Companies that established -- and continue to cling to -- their own, siloed forums and other feedback and support mechanisms are neglecting these customers. "Companies were losing out on opportunities to sell," Rosenman says.
Taking Customer Experience to Next Level
The answer to that challenge starts by asking a question, she says. "What if you can connect your business data?" It's that theme, in part, that helped guide the development of Salesforce Communities.
Communities is an offering that essentially erases the barriers between businesses, partners and customers by pulling their social interactions into a common CRM platform. Businesses can use the tool to create communities around themselves, products and partner organizations. They can also integrate Communities into their mobile apps.
In an online demonstration, Rosenman showed how a simple inquiry from a consumer can ripple across an organization's sales and support operations to enhance the customer experience and potentially improve sales.

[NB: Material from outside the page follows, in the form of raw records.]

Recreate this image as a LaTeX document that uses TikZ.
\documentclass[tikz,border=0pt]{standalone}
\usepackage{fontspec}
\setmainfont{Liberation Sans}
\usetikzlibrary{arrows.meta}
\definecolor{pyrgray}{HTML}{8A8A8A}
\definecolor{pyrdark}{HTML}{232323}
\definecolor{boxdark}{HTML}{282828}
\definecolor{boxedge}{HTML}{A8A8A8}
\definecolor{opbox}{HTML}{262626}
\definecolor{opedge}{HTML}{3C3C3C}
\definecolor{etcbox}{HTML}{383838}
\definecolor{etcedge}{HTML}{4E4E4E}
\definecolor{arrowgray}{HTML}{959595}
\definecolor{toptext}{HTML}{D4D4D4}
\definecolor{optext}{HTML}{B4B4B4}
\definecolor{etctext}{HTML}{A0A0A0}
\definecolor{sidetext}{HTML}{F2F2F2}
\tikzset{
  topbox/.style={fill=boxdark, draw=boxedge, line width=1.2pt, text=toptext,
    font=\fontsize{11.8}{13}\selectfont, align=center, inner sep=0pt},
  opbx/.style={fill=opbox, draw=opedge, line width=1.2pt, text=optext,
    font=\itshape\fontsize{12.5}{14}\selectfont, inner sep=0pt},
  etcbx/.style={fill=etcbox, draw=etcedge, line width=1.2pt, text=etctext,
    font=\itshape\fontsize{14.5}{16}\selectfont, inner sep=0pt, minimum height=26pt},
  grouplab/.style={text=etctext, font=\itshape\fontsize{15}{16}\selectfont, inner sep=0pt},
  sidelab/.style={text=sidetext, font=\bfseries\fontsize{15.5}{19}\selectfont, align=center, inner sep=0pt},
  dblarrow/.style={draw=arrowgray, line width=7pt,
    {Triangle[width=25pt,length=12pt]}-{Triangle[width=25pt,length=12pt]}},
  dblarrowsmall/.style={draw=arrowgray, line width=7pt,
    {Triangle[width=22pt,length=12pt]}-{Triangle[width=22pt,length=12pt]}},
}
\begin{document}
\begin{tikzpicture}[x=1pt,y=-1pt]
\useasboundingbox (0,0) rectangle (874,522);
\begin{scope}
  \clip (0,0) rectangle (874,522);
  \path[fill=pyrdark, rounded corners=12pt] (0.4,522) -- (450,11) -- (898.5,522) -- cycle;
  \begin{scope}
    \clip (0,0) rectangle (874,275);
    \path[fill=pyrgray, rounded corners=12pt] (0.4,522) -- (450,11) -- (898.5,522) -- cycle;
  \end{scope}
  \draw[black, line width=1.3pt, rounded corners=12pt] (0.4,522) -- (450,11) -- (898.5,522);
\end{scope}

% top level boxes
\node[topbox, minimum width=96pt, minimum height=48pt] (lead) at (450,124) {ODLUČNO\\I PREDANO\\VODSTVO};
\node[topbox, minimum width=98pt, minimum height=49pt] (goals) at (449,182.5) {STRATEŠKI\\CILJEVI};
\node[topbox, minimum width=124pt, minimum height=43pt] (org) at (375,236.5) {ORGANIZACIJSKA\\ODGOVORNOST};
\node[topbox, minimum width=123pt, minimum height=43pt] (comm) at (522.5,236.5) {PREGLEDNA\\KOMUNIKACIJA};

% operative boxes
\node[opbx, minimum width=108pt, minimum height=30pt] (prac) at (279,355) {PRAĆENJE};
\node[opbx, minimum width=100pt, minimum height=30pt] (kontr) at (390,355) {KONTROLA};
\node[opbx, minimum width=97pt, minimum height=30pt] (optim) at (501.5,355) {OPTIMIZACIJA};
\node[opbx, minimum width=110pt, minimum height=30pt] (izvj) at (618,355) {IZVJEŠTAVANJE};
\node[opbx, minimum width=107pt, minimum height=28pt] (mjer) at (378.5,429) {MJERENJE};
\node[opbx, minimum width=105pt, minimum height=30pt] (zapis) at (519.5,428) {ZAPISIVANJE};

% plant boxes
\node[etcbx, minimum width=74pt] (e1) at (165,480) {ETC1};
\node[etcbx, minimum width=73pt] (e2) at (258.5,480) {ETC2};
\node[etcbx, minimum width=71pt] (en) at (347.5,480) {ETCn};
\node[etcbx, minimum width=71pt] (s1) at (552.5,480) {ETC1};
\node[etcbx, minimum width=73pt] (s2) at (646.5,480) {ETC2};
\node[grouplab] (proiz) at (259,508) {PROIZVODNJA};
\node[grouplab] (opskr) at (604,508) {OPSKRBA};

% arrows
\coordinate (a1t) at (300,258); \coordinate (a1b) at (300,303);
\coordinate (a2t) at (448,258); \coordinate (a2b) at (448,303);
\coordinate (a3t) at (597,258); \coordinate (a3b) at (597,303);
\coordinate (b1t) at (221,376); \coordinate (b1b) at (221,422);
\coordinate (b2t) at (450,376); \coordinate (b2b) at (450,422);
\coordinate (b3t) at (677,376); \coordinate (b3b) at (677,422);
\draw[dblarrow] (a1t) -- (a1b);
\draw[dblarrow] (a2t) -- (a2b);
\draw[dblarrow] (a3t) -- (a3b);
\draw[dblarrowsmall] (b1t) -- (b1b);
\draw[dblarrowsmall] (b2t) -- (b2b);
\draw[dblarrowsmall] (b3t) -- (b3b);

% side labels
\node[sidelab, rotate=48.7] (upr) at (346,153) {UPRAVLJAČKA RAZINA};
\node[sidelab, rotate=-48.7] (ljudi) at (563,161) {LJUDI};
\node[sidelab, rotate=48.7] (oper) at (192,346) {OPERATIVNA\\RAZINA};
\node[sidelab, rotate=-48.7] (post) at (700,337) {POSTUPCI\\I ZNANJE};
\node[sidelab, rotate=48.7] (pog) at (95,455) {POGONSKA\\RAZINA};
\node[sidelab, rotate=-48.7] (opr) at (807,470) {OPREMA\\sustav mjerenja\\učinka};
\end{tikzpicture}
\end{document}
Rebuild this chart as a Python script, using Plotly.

Using his iPhone, a customer sent a request for more information about an upcoming product to the company's community. A company representative was able to quickly and satisfactorily answer the question directly from within Chatter, Salesforce's timeline-like social sharing and collaboration feature. Moreover, Salesforce surfaces top trends and themes, providing sales, marketing and customer support personnel with insights into customer issues and the market's reactions to their products.
Finally, in a process largely hidden from consumers, the company was able to score a bigger shipment to a distributor linked by Salesforce, based on not only the strength of the "chatter" surrounding the highly anticipated product, but also on visualizations of hard sales data generated by the platform.
Ultimately, Communities' frictionless way of sharing, surfacing and quantifying social interactions is part of how Salesforce is "helping all of our customers become customer companies," said Rosenman.
First previewed in August, Salesforce expects to complete its public rollout of Communities this summer. Pricing starts at $500 per month.